In 2016 Twitter won the bidding war of 10 games for $10 million; now Amazon has dropped $50 million.

It’s more surprising this year to industry insiders, due to the success rate Twitter achieved last season. Live video has become a pillar of the social media platforms core offerings.

The company appears to be betting big on this content as part of their future. Now people again are questioning, what’s happening to Twitter?

Once news broke of the Amazon-NFL deal, Twitter quickly released this statement:

“Since last year, we have collaborated on over 40 live stream partnerships and we will continue to bring the best live content to our customers around the world.
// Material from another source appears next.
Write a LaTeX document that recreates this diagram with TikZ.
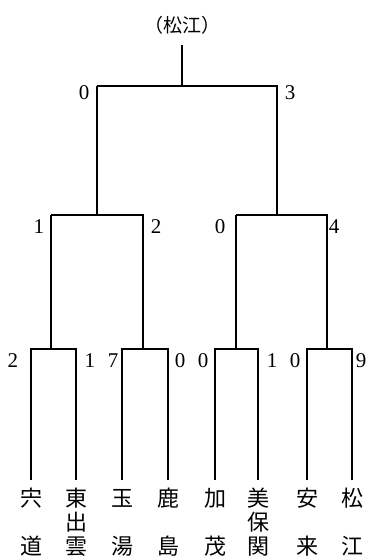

In Q1 2017, we aired more than 800 hours of live stream content from over 400 events across sports, news, politics and entertainment. The NFL was a great partner to launch our strategy and we will continue to work with them to bring great content to our passionate sports fans.”

Amazon clearly is flexing its muscle buying the rights at five times the cost of last year for the same product.

The big unknowns are two fold:

1) How will fans not using Amazon Prime adapt? The online subscription is offered at $99 per year, or $10.99 per month.

2) Will viewers seamlessly go from watching games to purchasing merchandise on the e-commerce site? The retail giant accounts for more than half of every new dollar spent online in America, according to The Economist.

This is the second year of a two-year deal to simulcast the NFL Network’s broadcast of TNF. CBS and NBC each pay $225 million apiece per year to broadcast five Thursday night games a season.